====== Dataset rows
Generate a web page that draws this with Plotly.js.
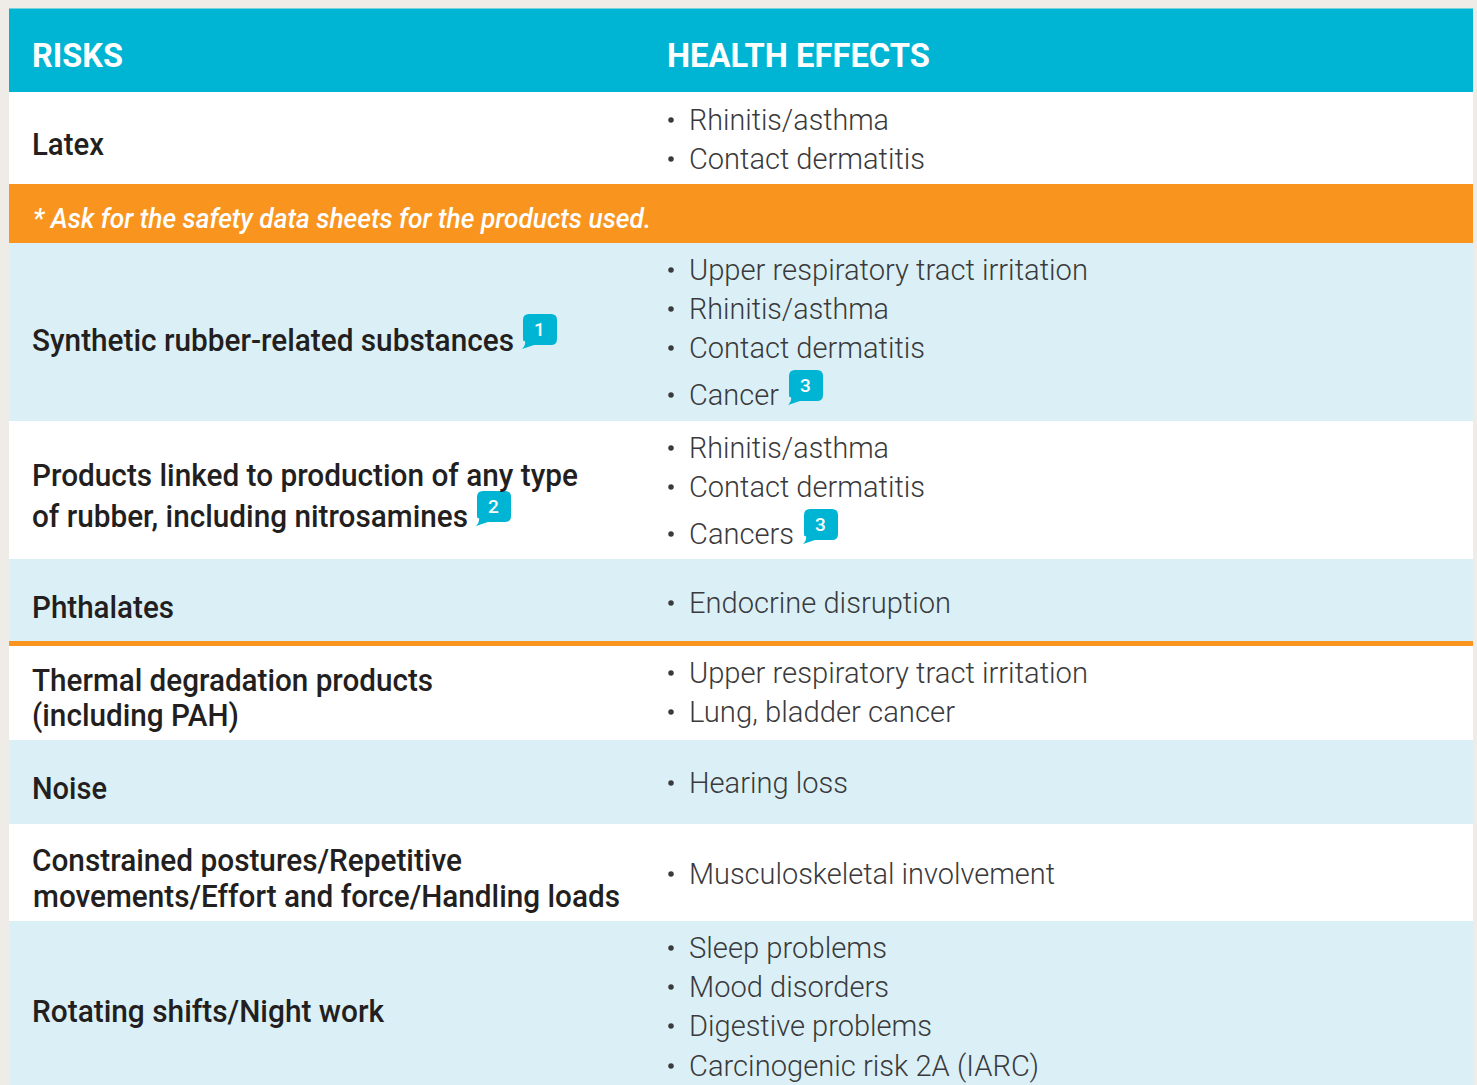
<!DOCTYPE html>
<html>
<head>
<meta charset="utf-8">
<script src="https://cdn.plot.ly/plotly-3.0.1.min.js"></script>
<style>html,body{margin:0;padding:0;background:#EFECE7;overflow:hidden}</style>
</head>
<body>
<div id="chart" style="width:1477px;height:1085px"></div>
<script>
// --- content ---
const headers = ["RISKS", "HEALTH EFFECTS"];
const notice = "* Ask for the safety data sheets for the products used.";
const riskLines = [
  "Latex",
  "Synthetic rubber-related substances",
  "Products linked to production of any type",
  "of rubber, including nitrosamines",
  "Phthalates",
  "Thermal degradation products",
  "(including PAH)",
  "Noise",
  "Constrained postures/Repetitive",
  "movements/Effort and force/Handling loads",
  "Rotating shifts/Night work"
];
const effectLines = [
  "Rhinitis/asthma", "Contact dermatitis",
  "Upper respiratory tract irritation", "Rhinitis/asthma", "Contact dermatitis", "Cancer",
  "Rhinitis/asthma", "Contact dermatitis", "Cancers",
  "Endocrine disruption",
  "Upper respiratory tract irritation", "Lung, bladder cancer",
  "Hearing loss",
  "Musculoskeletal involvement",
  "Sleep problems", "Mood disorders", "Digestive problems", "Carcinogenic risk 2A (IARC)"
];
const badgeLabels = ["1", "3", "2", "3"];

// --- layout of the table, in page pixels ---
const rowEdges    = [8.5, 92, 184, 243, 421, 559, 641, 646, 740, 824, 921, 1085];
const rowColors   = ["#00B5D3", "#FFFFFF", "#F9951F", "#DBF0F6", "#FFFFFF", "#DBF0F6", "#F9951F", "#FFFFFF", "#DBF0F6", "#FFFFFF", "#DBF0F6"];
const riskY       = [144, 340, 475, 516, 607, 680, 715, 788, 860, 896, 1011];
const riskWidth   = [72, 482, 546, 436, 142, 401, 207, 75, 430, 587, 352];
const effectY     = [120, 159, 270, 309, 348, 395, 448, 487, 534, 603, 673, 712, 783, 874, 948, 987, 1026, 1066];
const effectWidth = [200, 236, 399, 200, 236, 90, 200, 236, 105, 262, 399, 266, 159, 366, 198, 200, 243, 350];
const badgeX      = [523, 789, 477, 804];
const badgeY      = [314, 370, 491, 509];

const LEFT = 9, RIGHT = 1473, COL1 = 31, COL2 = 665.5, TEXT2 = 688;
const INK = "#231F20", INK2 = "#3A3A3C", TEAL = "#00B5D3";

const rowMid = rowColors.map((_, i) => (rowEdges[i] + rowEdges[i + 1]) / 2);
const rowH   = rowColors.map((_, i) => rowEdges[i + 1] - rowEdges[i]);

const traces = [
  { type: "bar", orientation: "h", y: rowMid, width: rowH, x: rowColors.map(() => RIGHT - LEFT), base: LEFT,
    marker: { color: rowColors, line: { width: 0 } }, hoverinfo: "skip", showlegend: false },
  { type: "scatter", mode: "markers", x: effectY.map(() => 671), y: effectY,
    marker: { color: INK2, size: 5.5 }, hoverinfo: "skip", showlegend: false }
];

const ann = [];
const widths = [];
function add(text, x, y, font, width) {
  ann.push({ text, x, y, xref: "x", yref: "y", xanchor: "left", yanchor: "middle", align: "left",
             showarrow: false, font: Object.assign({ family: "Roboto" }, font), borderpad: 0 });
  widths.push(width);
}
const boldHdr = { size: 33, weight: 700, color: "#FFFFFF" };
add(headers[0], COL1, 55, boldHdr, 91);
add(headers[1], COL2, 55.5, boldHdr, 263);
add(notice, 31.5, 218, { size: 28, weight: 500, style: "italic", color: "#FFFFFF" }, 618);
riskLines.forEach((t, i) => add(t, COL1 + (i === 9 ? 1 : 0), riskY[i], { size: 31, weight: 500, color: INK }, riskWidth[i]));
effectLines.forEach((t, i) => add(t, TEXT2, effectY[i] - 1, { size: 30, weight: 300, color: INK2 }, effectWidth[i]));

const shapes = badgeX.map((x, i) => {
  const y = badgeY[i], w = 34, h = 31, r = 6;
  return { type: "path", xref: "x", yref: "y", fillcolor: TEAL, line: { width: 0 },
    path: `M${x + r} ${y} H${x + w - r} Q${x + w} ${y} ${x + w} ${y + r} V${y + h - r} Q${x + w} ${y + h} ${x + w - r} ${y + h} H${x + 11} L${x - 1} ${y + 35} Q${x + 3} ${y + 31} ${x + 2} ${y + h - 4} Q${x} ${y + h - 3} ${x} ${y + h - r} V${y + r} Q${x} ${y} ${x + r} ${y} Z` };
});
badgeLabels.forEach((t, i) => {
  ann.push({ text: t, x: badgeX[i] + 16.5, y: badgeY[i] + 15, xref: "x", yref: "y", xanchor: "center", yanchor: "middle",
             showarrow: false, font: { family: "Roboto", size: 19, weight: 500, color: "#FFFFFF" } });
  widths.push(0);
});

const layout = {
  width: 1477, height: 1085, margin: { l: 0, r: 0, t: 0, b: 0 },
  paper_bgcolor: "#EFECE7", plot_bgcolor: "#EFECE7", showlegend: false, barmode: "overlay",
  xaxis: { range: [0, 1477], visible: false, fixedrange: true },
  yaxis: { range: [1085, 0], visible: false, fixedrange: true },
  shapes, annotations: ann
};

Plotly.newPlot("chart", traces, layout, { displayModeBar: false, staticPlot: true }).then(gd => {
  // the original face is a narrower cut: fit those lines to the width they have there
  gd.querySelectorAll(".annotation-text").forEach((el, i) => {
    if (widths[i]) {
      el.setAttribute("textLength", widths[i]);
      el.setAttribute("lengthAdjust", "spacingAndGlyphs");
    }
  });
});
</script>
</body>
</html>
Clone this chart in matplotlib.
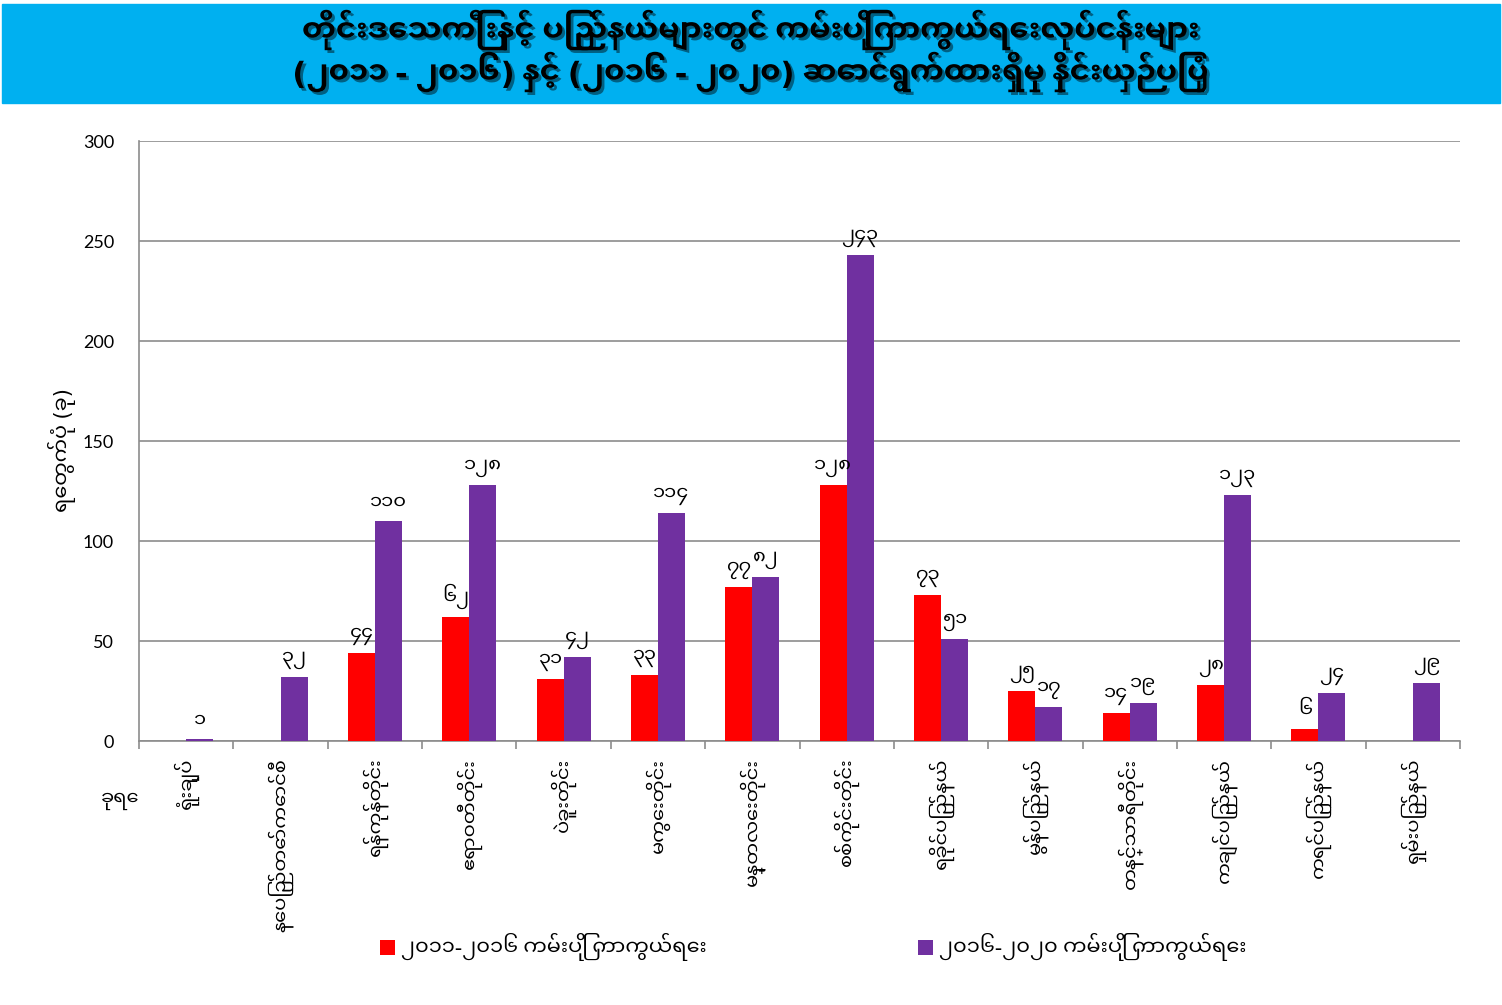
============
▸ **Task instructions**: Keep the pictures out of your copy, and repeat every entry above exactly.

▸ **Response**:
Generate a web page that draws this with Plotly.js.
<!DOCTYPE html>
<html>
<head>
<meta charset="utf-8">
<script src="https://cdn.plot.ly/plotly-3.0.1.min.js"></script>
<style>html,body{margin:0;padding:0;background:#EFECE7;overflow:hidden}</style>
</head>
<body>
<div id="chart" style="width:1477px;height:1085px"></div>
<script>
// --- content ---
const headers = ["RISKS", "HEALTH EFFECTS"];
const notice = "* Ask for the safety data sheets for the products used.";
const riskLines = [
  "Latex",
  "Synthetic rubber-related substances",
  "Products linked to production of any type",
  "of rubber, including nitrosamines",
  "Phthalates",
  "Thermal degradation products",
  "(including PAH)",
  "Noise",
  "Constrained postures/Repetitive",
  "movements/Effort and force/Handling loads",
  "Rotating shifts/Night work"
];
const effectLines = [
  "Rhinitis/asthma", "Contact dermatitis",
  "Upper respiratory tract irritation", "Rhinitis/asthma", "Contact dermatitis", "Cancer",
  "Rhinitis/asthma", "Contact dermatitis", "Cancers",
  "Endocrine disruption",
  "Upper respiratory tract irritation", "Lung, bladder cancer",
  "Hearing loss",
  "Musculoskeletal involvement",
  "Sleep problems", "Mood disorders", "Digestive problems", "Carcinogenic risk 2A (IARC)"
];
const badgeLabels = ["1", "3", "2", "3"];

// --- layout of the table, in page pixels ---
const rowEdges    = [8.5, 92, 184, 243, 421, 559, 641, 646, 740, 824, 921, 1085];
const rowColors   = ["#00B5D3", "#FFFFFF", "#F9951F", "#DBF0F6", "#FFFFFF", "#DBF0F6", "#F9951F", "#FFFFFF", "#DBF0F6", "#FFFFFF", "#DBF0F6"];
const riskY       = [144, 340, 475, 516, 607, 680, 715, 788, 860, 896, 1011];
const riskWidth   = [72, 482, 546, 436, 142, 401, 207, 75, 430, 587, 352];
const effectY     = [120, 159, 270, 309, 348, 395, 448, 487, 534, 603, 673, 712, 783, 874, 948, 987, 1026, 1066];
const effectWidth = [200, 236, 399, 200, 236, 90, 200, 236, 105, 262, 399, 266, 159, 366, 198, 200, 243, 350];
const badgeX      = [523, 789, 477, 804];
const badgeY      = [314, 370, 491, 509];

const LEFT = 9, RIGHT = 1473, COL1 = 31, COL2 = 665.5, TEXT2 = 688;
const INK = "#231F20", INK2 = "#3A3A3C", TEAL = "#00B5D3";

const rowMid = rowColors.map((_, i) => (rowEdges[i] + rowEdges[i + 1]) / 2);
const rowH   = rowColors.map((_, i) => rowEdges[i + 1] - rowEdges[i]);

const traces = [
  { type: "bar", orientation: "h", y: rowMid, width: rowH, x: rowColors.map(() => RIGHT - LEFT), base: LEFT,
    marker: { color: rowColors, line: { width: 0 } }, hoverinfo: "skip", showlegend: false },
  { type: "scatter", mode: "markers", x: effectY.map(() => 671), y: effectY,
    marker: { color: INK2, size: 5.5 }, hoverinfo: "skip", showlegend: false }
];

const ann = [];
const widths = [];
function add(text, x, y, font, width) {
  ann.push({ text, x, y, xref: "x", yref: "y", xanchor: "left", yanchor: "middle", align: "left",
             showarrow: false, font: Object.assign({ family: "Roboto" }, font), borderpad: 0 });
  widths.push(width);
}
const boldHdr = { size: 33, weight: 700, color: "#FFFFFF" };
add(headers[0], COL1, 55, boldHdr, 91);
add(headers[1], COL2, 55.5, boldHdr, 263);
add(notice, 31.5, 218, { size: 28, weight: 500, style: "italic", color: "#FFFFFF" }, 618);
riskLines.forEach((t, i) => add(t, COL1 + (i === 9 ? 1 : 0), riskY[i], { size: 31, weight: 500, color: INK }, riskWidth[i]));
effectLines.forEach((t, i) => add(t, TEXT2, effectY[i] - 1, { size: 30, weight: 300, color: INK2 }, effectWidth[i]));

const shapes = badgeX.map((x, i) => {
  const y = badgeY[i], w = 34, h = 31, r = 6;
  return { type: "path", xref: "x", yref: "y", fillcolor: TEAL, line: { width: 0 },
    path: `M${x + r} ${y} H${x + w - r} Q${x + w} ${y} ${x + w} ${y + r} V${y + h - r} Q${x + w} ${y + h} ${x + w - r} ${y + h} H${x + 11} L${x - 1} ${y + 35} Q${x + 3} ${y + 31} ${x + 2} ${y + h - 4} Q${x} ${y + h - 3} ${x} ${y + h - r} V${y + r} Q${x} ${y} ${x + r} ${y} Z` };
});
badgeLabels.forEach((t, i) => {
  ann.push({ text: t, x: badgeX[i] + 16.5, y: badgeY[i] + 15, xref: "x", yref: "y", xanchor: "center", yanchor: "middle",
             showarrow: false, font: { family: "Roboto", size: 19, weight: 500, color: "#FFFFFF" } });
  widths.push(0);
});

const layout = {
  width: 1477, height: 1085, margin: { l: 0, r: 0, t: 0, b: 0 },
  paper_bgcolor: "#EFECE7", plot_bgcolor: "#EFECE7", showlegend: false, barmode: "overlay",
  xaxis: { range: [0, 1477], visible: false, fixedrange: true },
  yaxis: { range: [1085, 0], visible: false, fixedrange: true },
  shapes, annotations: ann
};

Plotly.newPlot("chart", traces, layout, { displayModeBar: false, staticPlot: true }).then(gd => {
  // the original face is a narrower cut: fit those lines to the width they have there
  gd.querySelectorAll(".annotation-text").forEach((el, i) => {
    if (widths[i]) {
      el.setAttribute("textLength", widths[i]);
      el.setAttribute("lengthAdjust", "spacingAndGlyphs");
    }
  });
});
</script>
</body>
</html>
Clone this chart in matplotlib.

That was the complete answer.